Yet another embodiment of the present invention relates to a hydrocracking process for the production of ultra low sulfur diesel from a first hydrocarbonaceous feedstock and a second hydrocarbonaceous feedstock boiling in a range lower than that of the first hydrocarbonaceous feedstock which process comprises the steps of: (a) reacting the first hydrocarbonaceous feedstock and hydrogen in a hydrocracking zone containing hydrocracking catalyst to produce diesel boiling range hydrocarbons boiling in the range from about 154° C. (309° F.) to about 370° C. (680° F.); (b) stripping a hydrocracking zone effluent in a hot, high pressure stripping zone maintained at essentially the same pressure as the hydrocracking zone and a temperature in the range of from about 232° C. (450° F.) to about 468° C. (875° F.) with a first hydrogen-rich gaseous stream to produce a first gaseous hydrocarbonaceous stream comprising diesel boiling range hydrocarbons and a first liquid hydrocarbonaceous stream; (c) passing the first gaseous hydrocarbonaceous stream comprising diesel boiling range hydrocarbons and the second hydrocarbonaceous feedstock to a desulfurization zone containing desulfurization catalyst and producing a desulfurization zone effluent stream; (d) condensing at least a portion of the desulfurization zone effluent stream to produce a second hydrogen-rich gaseous stream and a second liquid hydrocarbonaceous stream comprising diesel boiling range hydrocarbons; (e) passing the first liquid hydrocarbonaceous stream to a hot flash zone maintained at a pressure from about 445 kPa (50 psig) to about 2858 kPa (400 psig) and a temperature from about 232° C. (450° F.) to about 468° C. (875° F.) to produce a third liquid hydrocarbonaceous stream comprising unconverted hydrocarbons and diesel boiling range hydrocarbons; (f) passing the third liquid hydrocarbonaceous stream into a dividing wall column to produce a fourth liquid stream comprising diesel boiling range hydrocarbons; (g) passing at least a portion of the fourth liquid stream comprising diesel boiling range hydrocarbons to the desulfurization zone; (h) stripping the second liquid hydrocarbonaceous stream comprising diesel boiling range hydrocarbons and introducing the resulting stripped stream comprising diesel boiling range hydrocarbons into the dividing wall column; and (i) recovering an ultra low sulfur diesel product stream.

Other embodiments of the present invention encompass further details such as types and descriptions of feedstocks, hydrocracking catalysts and preferred operating conditions including temperatures and pressures, all of which are hereinafter disclosed in the following discussion of each of these facets of the invention.

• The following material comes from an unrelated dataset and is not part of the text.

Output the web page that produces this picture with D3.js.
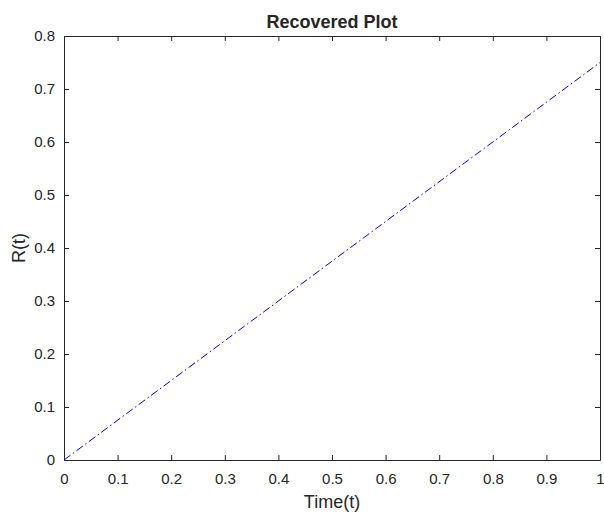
<!DOCTYPE html>
<meta charset="UTF-8">
<html>
<head>
<script src="https://d3js.org/d3.v7.min.js"></script>
<style>
  body { margin: 0; background: #fff; }
  text { font-family: "Liberation Sans", Arial, sans-serif; fill: #262626; }
</style>
</head>
<body>
<svg id="chart" width="604" height="515"></svg>
<script>
// data: straight line R(t) from 0 to 0.75
var timeVals = [0, 1];
var rVals = [0, 0.75];
var xTicks = [0, 0.1, 0.2, 0.3, 0.4, 0.5, 0.6, 0.7, 0.8, 0.9, 1];
var yTicks = [0, 0.1, 0.2, 0.3, 0.4, 0.5, 0.6, 0.7, 0.8];

var svg = d3.select('#chart');
var padL = 64, padR = 600, padT = 36, padB = 460;

var x = d3.scaleLinear().domain([0, 1]).range([padL, padR]);
var y = d3.scaleLinear().domain([0, 0.8]).range([padB, padT]);

var fmt = function (d) { return String(+d.toFixed(1)); };

// bottom and left axes (ticks inward)
var gx = svg.append('g').attr('transform', 'translate(0,' + padB + ')')
  .call(d3.axisBottom(x).tickValues(xTicks).tickFormat(fmt).tickSizeInner(-5).tickSizeOuter(0).tickPadding(13));
var gy = svg.append('g').attr('transform', 'translate(' + padL + ',0)')
  .call(d3.axisLeft(y).tickValues(yTicks).tickFormat(fmt).tickSizeInner(-5).tickSizeOuter(0).tickPadding(9));
// top and right axes (box)
var gt = svg.append('g').attr('transform', 'translate(0,' + padT + ')')
  .call(d3.axisTop(x).tickValues(xTicks).tickFormat('').tickSizeInner(-5).tickSizeOuter(0));
var gr = svg.append('g').attr('transform', 'translate(' + padR + ',0)')
  .call(d3.axisRight(y).tickValues(yTicks).tickFormat('').tickSizeInner(-5).tickSizeOuter(0));

[gx, gy, gt, gr].forEach(function (g) {
  g.selectAll('path.domain').attr('stroke', '#262626').attr('stroke-width', 1);
  g.selectAll('.tick line').attr('stroke', '#262626');
  g.selectAll('text').style('font-size', '15px').style('font-family', '"Liberation Sans", Arial, sans-serif').attr('fill', '#262626');
});

// line
var pts = timeVals.map(function (t, i) { return [t, rVals[i]]; });
svg.append('path')
  .datum(pts)
  .attr('fill', 'none')
  .attr('stroke', '#0000ff')
  .attr('stroke-width', 1)
  .attr('stroke-dasharray', '8,3,1.5,3')
  .attr('d', d3.line().x(function (d) { return x(d[0]); }).y(function (d) { return y(d[1]); }));

// title and labels
svg.append('text').attr('x', (padL + padR) / 2).attr('y', 28)
  .attr('text-anchor', 'middle').style('font-size', '18px').style('font-weight', 'bold')
  .attr('fill', '#000').text('Recovered Plot');
svg.append('text').attr('x', (padL + padR) / 2).attr('y', 508)
  .attr('text-anchor', 'middle').style('font-size', '18px').text('Time(t)');
svg.append('text').attr('transform', 'translate(25,' + (padT + padB) / 2 + ') rotate(-90)')
  .attr('text-anchor', 'middle').style('font-size', '18px').text('R(t)');
</script>
</body>
</html>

The drawing is a simplified process flow diagram of a preferred embodiment of the present invention. The drawing is intended to be schematically illustrative of the present invention and not be a limitation thereof.

It has been discovered that a maximum recovery of ultra low sulfur diesel and a lower cost of production can be achieved in the above-described hydrocracking process unit.

The process of the present invention is particularly useful for hydrocracking a hydrocarbon oil containing hydrocarbons and/or other organic materials to produce a product containing hydrocarbons and/or other organic materials of lower average boiling point and lower average molecular weight. More particularly, the present invention is readily able to produce ultra low sulfur diesel. The hydrocarbon feedstocks that may be subjected to hydrocracking by the method of the invention include all mineral oils and synthetic oils (e.g., shale oil, tar sand products, etc.) and fractions thereof. Illustrative hydrocarbon feedstocks include those containing components boiling above (288° C.) 550° F., such as atmospheric gas oils, vacuum gas oils, deasphalted, vacuum, and atmospheric residua, hydrotreated residual oils, coker distillates, straight run distillates, pyrolysis-derived oils, high boiling synthetic oils, cycle oils and cat cracker distillates. A preferred hydrocracking feedstock is a gas oil or other hydrocarbon fraction having at least 50% by weight, and most usually at least 75% by weight, of its components boiling at temperatures above the end point of the desired product. One of the most preferred gas oil feedstocks will contain hydrocarbon components which boil above 288° C. (550° F.) with best results being achieved with feeds containing at least 25 percent by volume of the components boiling between 315° C. (600° F.) and 538° C. (1000° F.).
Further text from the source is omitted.